***** Source excerpt *****

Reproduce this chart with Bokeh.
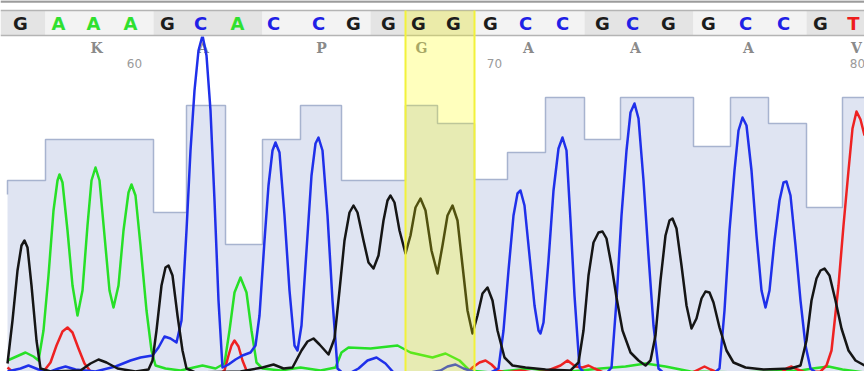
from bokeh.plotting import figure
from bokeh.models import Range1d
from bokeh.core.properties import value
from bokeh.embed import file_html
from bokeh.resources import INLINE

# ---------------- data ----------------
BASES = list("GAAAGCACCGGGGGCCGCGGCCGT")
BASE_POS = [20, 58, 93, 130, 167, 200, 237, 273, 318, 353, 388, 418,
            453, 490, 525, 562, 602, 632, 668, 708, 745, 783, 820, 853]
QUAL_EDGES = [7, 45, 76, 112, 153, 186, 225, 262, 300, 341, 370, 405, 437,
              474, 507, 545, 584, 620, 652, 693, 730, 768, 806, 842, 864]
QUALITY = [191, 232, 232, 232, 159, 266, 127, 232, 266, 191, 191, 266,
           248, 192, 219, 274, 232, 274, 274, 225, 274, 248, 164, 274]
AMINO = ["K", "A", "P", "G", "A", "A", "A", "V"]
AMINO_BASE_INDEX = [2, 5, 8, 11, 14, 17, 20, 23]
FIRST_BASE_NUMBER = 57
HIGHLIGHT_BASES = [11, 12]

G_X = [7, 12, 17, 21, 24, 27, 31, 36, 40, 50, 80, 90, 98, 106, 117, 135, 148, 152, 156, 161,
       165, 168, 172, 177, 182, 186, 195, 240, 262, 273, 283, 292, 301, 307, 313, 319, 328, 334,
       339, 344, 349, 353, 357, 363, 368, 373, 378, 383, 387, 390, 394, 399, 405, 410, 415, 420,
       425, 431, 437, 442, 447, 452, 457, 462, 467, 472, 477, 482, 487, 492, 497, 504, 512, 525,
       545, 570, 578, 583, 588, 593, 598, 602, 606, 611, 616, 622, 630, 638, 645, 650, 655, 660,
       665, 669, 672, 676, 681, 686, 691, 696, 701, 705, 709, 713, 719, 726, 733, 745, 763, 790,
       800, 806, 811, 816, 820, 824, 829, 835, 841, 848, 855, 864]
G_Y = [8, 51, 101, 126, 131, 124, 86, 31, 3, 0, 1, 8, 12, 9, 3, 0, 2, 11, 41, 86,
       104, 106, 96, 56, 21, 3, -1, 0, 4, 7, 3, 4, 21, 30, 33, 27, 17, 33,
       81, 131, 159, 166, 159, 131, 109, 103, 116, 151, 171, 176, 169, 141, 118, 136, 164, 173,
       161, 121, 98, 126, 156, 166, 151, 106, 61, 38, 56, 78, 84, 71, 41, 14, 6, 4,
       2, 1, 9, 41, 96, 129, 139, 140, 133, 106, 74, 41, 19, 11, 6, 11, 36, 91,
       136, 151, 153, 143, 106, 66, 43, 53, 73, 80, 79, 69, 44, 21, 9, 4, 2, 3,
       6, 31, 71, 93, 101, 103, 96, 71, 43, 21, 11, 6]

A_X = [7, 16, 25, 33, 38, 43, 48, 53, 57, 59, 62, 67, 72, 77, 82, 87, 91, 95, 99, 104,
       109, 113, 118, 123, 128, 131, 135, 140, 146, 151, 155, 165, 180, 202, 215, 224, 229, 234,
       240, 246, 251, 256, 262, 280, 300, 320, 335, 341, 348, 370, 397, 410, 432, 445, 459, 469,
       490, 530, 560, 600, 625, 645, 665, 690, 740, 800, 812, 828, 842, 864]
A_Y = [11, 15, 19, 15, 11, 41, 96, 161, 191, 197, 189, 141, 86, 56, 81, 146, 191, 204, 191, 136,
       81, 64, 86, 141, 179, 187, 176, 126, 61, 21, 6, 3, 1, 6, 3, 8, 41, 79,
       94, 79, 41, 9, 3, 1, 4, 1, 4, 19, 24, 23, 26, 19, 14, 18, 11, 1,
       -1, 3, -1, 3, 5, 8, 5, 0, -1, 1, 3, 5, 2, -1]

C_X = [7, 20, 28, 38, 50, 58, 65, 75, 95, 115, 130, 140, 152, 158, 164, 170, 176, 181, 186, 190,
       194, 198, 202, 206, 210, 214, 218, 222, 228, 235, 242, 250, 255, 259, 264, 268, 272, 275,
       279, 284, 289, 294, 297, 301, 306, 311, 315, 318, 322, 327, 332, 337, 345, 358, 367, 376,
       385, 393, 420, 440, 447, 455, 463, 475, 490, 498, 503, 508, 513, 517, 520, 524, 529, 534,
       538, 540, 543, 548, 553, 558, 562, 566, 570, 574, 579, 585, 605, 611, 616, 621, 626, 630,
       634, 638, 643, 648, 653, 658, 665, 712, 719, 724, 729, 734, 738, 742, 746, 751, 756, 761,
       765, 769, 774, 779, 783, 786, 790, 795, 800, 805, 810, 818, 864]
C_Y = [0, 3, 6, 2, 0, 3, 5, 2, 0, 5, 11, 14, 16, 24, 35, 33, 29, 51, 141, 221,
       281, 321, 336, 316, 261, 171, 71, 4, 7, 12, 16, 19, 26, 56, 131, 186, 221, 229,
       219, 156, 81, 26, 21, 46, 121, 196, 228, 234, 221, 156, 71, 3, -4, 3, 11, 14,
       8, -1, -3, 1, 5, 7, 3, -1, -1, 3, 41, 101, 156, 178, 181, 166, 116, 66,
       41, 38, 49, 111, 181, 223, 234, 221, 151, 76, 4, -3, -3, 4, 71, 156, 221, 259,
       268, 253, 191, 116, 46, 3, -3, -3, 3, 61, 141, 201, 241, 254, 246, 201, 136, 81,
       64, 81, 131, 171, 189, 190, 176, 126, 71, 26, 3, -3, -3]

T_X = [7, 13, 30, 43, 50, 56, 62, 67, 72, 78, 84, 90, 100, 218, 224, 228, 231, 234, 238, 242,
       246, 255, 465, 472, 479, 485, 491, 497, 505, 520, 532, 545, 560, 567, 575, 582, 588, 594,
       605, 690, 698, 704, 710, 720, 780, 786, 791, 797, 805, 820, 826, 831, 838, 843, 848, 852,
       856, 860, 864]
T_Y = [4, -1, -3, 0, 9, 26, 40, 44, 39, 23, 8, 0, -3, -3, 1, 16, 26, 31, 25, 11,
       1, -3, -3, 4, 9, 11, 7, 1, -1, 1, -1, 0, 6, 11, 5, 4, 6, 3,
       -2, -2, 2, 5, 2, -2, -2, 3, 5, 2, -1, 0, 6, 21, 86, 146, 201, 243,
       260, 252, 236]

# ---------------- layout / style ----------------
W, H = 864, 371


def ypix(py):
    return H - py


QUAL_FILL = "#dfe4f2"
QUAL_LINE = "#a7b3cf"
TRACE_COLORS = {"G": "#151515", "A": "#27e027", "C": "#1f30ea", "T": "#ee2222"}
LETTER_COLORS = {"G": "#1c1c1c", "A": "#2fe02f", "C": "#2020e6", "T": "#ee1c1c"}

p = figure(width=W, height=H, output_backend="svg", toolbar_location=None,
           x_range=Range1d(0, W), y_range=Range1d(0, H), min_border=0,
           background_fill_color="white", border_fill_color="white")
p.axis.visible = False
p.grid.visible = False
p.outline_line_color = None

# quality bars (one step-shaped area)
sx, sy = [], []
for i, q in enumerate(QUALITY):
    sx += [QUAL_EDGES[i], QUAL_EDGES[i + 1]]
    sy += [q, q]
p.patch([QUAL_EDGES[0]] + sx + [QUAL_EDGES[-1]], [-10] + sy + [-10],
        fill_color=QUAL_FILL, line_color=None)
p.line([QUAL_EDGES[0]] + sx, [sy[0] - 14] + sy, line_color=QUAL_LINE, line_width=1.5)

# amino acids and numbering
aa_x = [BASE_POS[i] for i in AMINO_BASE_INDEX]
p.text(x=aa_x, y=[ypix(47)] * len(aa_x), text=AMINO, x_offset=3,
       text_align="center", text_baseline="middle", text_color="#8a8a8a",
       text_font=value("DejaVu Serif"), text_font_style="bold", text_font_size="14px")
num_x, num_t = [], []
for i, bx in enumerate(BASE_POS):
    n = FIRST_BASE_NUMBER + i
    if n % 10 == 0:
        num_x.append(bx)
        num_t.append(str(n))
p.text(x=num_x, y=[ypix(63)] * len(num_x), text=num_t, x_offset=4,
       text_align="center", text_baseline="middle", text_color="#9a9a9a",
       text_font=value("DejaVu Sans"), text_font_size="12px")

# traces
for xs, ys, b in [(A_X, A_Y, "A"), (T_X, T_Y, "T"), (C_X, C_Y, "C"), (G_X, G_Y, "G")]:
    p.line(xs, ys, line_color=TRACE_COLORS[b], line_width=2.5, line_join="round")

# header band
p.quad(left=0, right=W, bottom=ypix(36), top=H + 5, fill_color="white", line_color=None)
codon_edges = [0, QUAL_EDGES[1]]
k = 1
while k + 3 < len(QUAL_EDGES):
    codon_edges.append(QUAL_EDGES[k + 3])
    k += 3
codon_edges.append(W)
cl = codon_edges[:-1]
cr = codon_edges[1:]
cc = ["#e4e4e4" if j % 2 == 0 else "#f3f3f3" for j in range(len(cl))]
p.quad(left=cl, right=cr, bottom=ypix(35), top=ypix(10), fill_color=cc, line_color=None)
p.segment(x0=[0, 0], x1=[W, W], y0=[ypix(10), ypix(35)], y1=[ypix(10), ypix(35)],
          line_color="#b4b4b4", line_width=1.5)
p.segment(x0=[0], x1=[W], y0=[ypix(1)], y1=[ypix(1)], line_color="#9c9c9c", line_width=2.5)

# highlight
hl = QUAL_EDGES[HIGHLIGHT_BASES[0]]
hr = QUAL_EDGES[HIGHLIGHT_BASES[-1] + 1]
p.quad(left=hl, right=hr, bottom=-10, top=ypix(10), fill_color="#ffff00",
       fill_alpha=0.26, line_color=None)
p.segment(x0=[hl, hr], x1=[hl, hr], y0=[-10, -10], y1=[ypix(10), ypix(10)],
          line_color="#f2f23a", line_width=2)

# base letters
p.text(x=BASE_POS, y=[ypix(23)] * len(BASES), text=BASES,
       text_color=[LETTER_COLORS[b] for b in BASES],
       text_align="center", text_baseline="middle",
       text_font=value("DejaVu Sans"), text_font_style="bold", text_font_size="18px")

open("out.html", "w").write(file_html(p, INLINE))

*****

_Instruction:_ Look at the listing and set down only the lines from its start through the line with "from bokeh.resources import INLINE", word for word and without pictures.

_Final result:_
Reproduce this chart with Bokeh.
from bokeh.plotting import figure
from bokeh.models import Range1d
from bokeh.core.properties import value
from bokeh.embed import file_html
from bokeh.resources import INLINE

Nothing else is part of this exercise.